Or, in some cases it might be under the waterfall chart option (symbolising “other”):

A radar graph will appear, something like this:

Now there is something wrong with this graph. Can you spot it? Take a moment now to look… I’ll wait here. Once you have some ideas, discuss in your groups, and write it down!

Did you notice? If not, look again, this time, look at the graph, and tell us which hour has the most burglaries. Great, now look at the pivot table. Is it the same hour? (hint: no).

Why is this? Well our axes are not actually labelled! Remember, to label your axes, do as you did in the line graph, right click on the graph, “Select Data…” and populate the ‘Category (X) axis labels’ section in the popup window that appears with the hours. Now your graph should make sense:

Much better. Clearly residential burglaries are happening in the morning, and in the day, and much less so in the night. But, is this any different between weekend and weekday?

Now we are introducing a second variable. By now you should know that this means to answer this question, we will need bivariate analysis. So, create a bivariate table, by dragging the weekday variable which we created earlier into the “Column Labels” box in the pivot table options. This will create a crosstab for you:

Now select the values for the “Weekday” column, and again for charts choose Other > Radial:

A chart will appear, showing you only the weekday burglaries. Now, right click this chart and select “Select Data…” option:

First, label your current data. Do this by clicking in the textbox next to the “Name:” label, and then clicking on the column header (cell B4):

Then add the correct labels, but clicking on the box next to “Category (X) axis labels”, and selecting the hours in the “Row Labels” column.

Now, add the weekend burglaries. Do this the same way we added multiple lines last week. You click on the “Add” button, and you put the name in the textbox next to “Name:”, and the values in the text box next to the “Y-values” box. This time you can leave “Category (X) axis labels” empty, as it’s already populated by the previous series:

Ta-daa here is your 2-variable radial graph.

One issue though. Can you think of it?

No? Well look how tiny the circle for the weekend is. This is because of the problem that we discussed earlier, there are simply many more burglaries in the weekday. If we want to look at how within-day patterns differ between weekend and weekday, this graph isn’t necessarily the best approach. Instead, we might want to look at percentage distribution, instead of count.

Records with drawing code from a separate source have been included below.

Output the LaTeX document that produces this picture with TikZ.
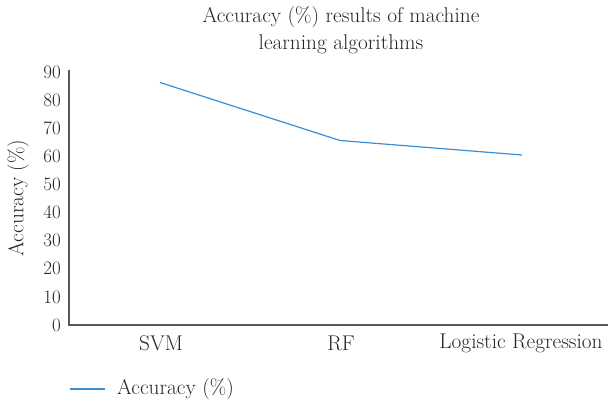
\documentclass[tikz,border=0pt]{standalone}
\usepackage{tikz}
\usepackage{amsmath}

\definecolor{seriesblue}{HTML}{3A8FD4}
\definecolor{axisgray}{HTML}{595959}

\begin{document}
\begin{tikzpicture}[x=1pt,y=-1pt]
    \tikzstyle{label}   = [font=\fontsize{21.3}{27}\selectfont, text=black!85, inner sep=0pt]
    \tikzstyle{tick}    = [label, font=\fontsize{19}{27}\selectfont, anchor=east]
    \tikzstyle{axis}    = [draw,line width=1.5pt,-,axisgray]
    \tikzstyle{series}  = [draw,line width=1.2pt,-,seriesblue]

    \useasboundingbox (0,0) rectangle (608,402);

    \node[label, align=center] (title) at (341,30.5) {Accuracy (\%) results of machine\\learning algorithms};

    \coordinate (top)    at (69,70);
    \coordinate (origin) at (69,325);
    \coordinate (xend)   at (608,325);
    \draw[axis] (top)--(origin)--(xend);

    \foreach \v in {0,10,...,90}
        \node[tick] (t\v) at (61,{325-\v*2.81}) {\v};

    \node[label, rotate=90] (ylab) at (18,198) {Accuracy (\%)};

    \node[label] (svm) at (161,343) {SVM};
    \node[label] (rf)  at (341,343) {RF};
    \node[label] (lr)  at (521,343) {Logistic Regression};

    \coordinate (p1) at (160,82.5);
    \coordinate (p2) at (340,140.5);
    \coordinate (p3) at (522,155);
    \draw[series] (p1)--(p2)--(p3);

    \coordinate (l1) at (70,389);
    \coordinate (l2) at (105,389);
    \draw[series] (l1)--(l2);
    \node[label, anchor=west] (leg) at (117,389) {Accuracy (\%)};
\end{tikzpicture}
\end{document}
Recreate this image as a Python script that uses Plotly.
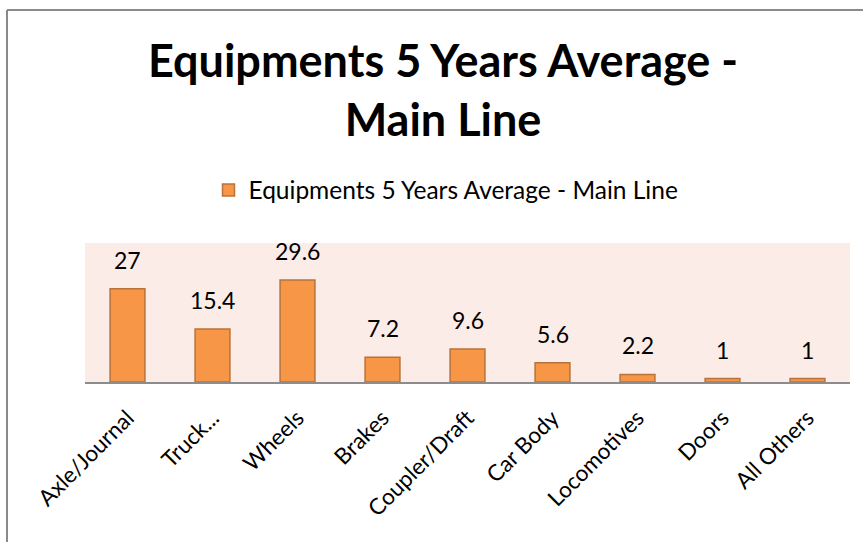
import plotly.graph_objects as go

categories = ["Axle/Journal", "Truck...", "Wheels", "Brakes", "Coupler/Draft",
              "Car Body", "Locomotives", "Doors", "All Others"]
values = [27, 15.4, 29.6, 7.2, 9.6, 5.6, 2.2, 1, 1]
value_labels = ["27", "15.4", "29.6", "7.2", "9.6", "5.6", "2.2", "1", "1"]
series_name = "Equipments 5 Years Average - Main Line"
title_text = "Equipments 5 Years Average -<br>Main Line"

FONT = "Lato"
W, H = 863, 542
L, R, T, B = 85, 13, 243, 160
pw, ph = W - L - R, H - T - B

def px_x(x):
    return (x - L) / pw

def px_y(y):
    return (H - B - y) / ph

fig = go.Figure()
fig.add_trace(go.Bar(
    x=categories, y=values, name=series_name,
    marker=dict(color="#F79646", line=dict(color="#B8733A", width=1.5)),
    width=0.41, showlegend=True,
))

for c, v, t in zip(categories, values, value_labels):
    fig.add_annotation(x=c, y=v, text=t, showarrow=False, yanchor="bottom",
                       yshift=13, font=dict(family=FONT, size=23, color="#000000"))

fig.update_layout(
    width=W, height=H,
    margin=dict(l=L, r=R, t=T, b=B, autoexpand=False),
    paper_bgcolor="white",
    plot_bgcolor="#FCECE7",
    title=dict(text="<b>" + title_text + "</b>", x=443 / W, xanchor="center",
               xref="container", yref="container", y=1 - 77 / H, yanchor="middle",
               font=dict(family=FONT, size=45, color="#000000")),
    showlegend=True,
    legend=dict(orientation="h", x=px_x(446), xanchor="center", y=px_y(190),
                yanchor="middle", font=dict(family=FONT, size=24.5, color="#000000"),
                bgcolor="rgba(0,0,0,0)"),
    xaxis=dict(tickangle=-45, showgrid=False, showline=True, linecolor="#8C8C8C",
               linewidth=2, ticks="", tickfont=dict(family=FONT, size=22.5, color="#000000"),
               ticklabelstandoff=12),
    yaxis=dict(range=[0, 40.3], visible=False, showgrid=False, zeroline=False),
    bargap=0.59,
)

# chart border (top and left edges visible)
fig.add_shape(type="line", xref="paper", yref="paper",
              x0=px_x(7), x1=px_x(900), y0=px_y(10), y1=px_y(10),
              line=dict(color="#8A8A8A", width=2), layer="above")
fig.add_shape(type="line", xref="paper", yref="paper",
              x0=px_x(7), x1=px_x(7), y0=px_y(10), y1=px_y(600),
              line=dict(color="#8A8A8A", width=2), layer="above")

fig.write_html("out.html", config={"displayModeBar": False},
               post_script="document.body.style.margin='0';document.body.style.overflow='hidden';")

To do this, change the pivot table to display percent instead of count. A reminder how to do this: you click on the little i (or arrow on a PC) to bring up a popup window, on which you select options:

This brings up a menu where you can select what to “show data as”. Choose % of column (because we want to know the percent of weekday crimes in each hour, and percent of weekend crimes in each hour, so our 100% are our columns, we are looking at column percentages):

For doing this on a PC, to get the percentages for weekday/weekend burglaries, the options are slightly different. Need to go to the tab called “Show Values As” and then select % of Column:

And finally, ta-daa you have a radial graph that helps you compare the within-day temporal patterns of residential burglary between weekdays and weekends.

Now we can talk about what is the temporal distribution of burglary within the day, and how this pattern is different between weekday and weekends. Think about how these might map on to people’s routine activities. What time do you think most people leave to go to work in the morning? Could that explain the spike in weekday early hours, which we don’t see in the weekend chart? Hmm hmm!

7.7 Bivariate analysis

Another way we might want to apply bivariate analysis to temporal data is to look at patterns within the day and within the week, or within the week and within the month. This allows us to drill down with more granularity to see when specific crimes are happening. One way to do this is to appeal to our cross tabs, from back in week 3, and use heatmaps to visualise these.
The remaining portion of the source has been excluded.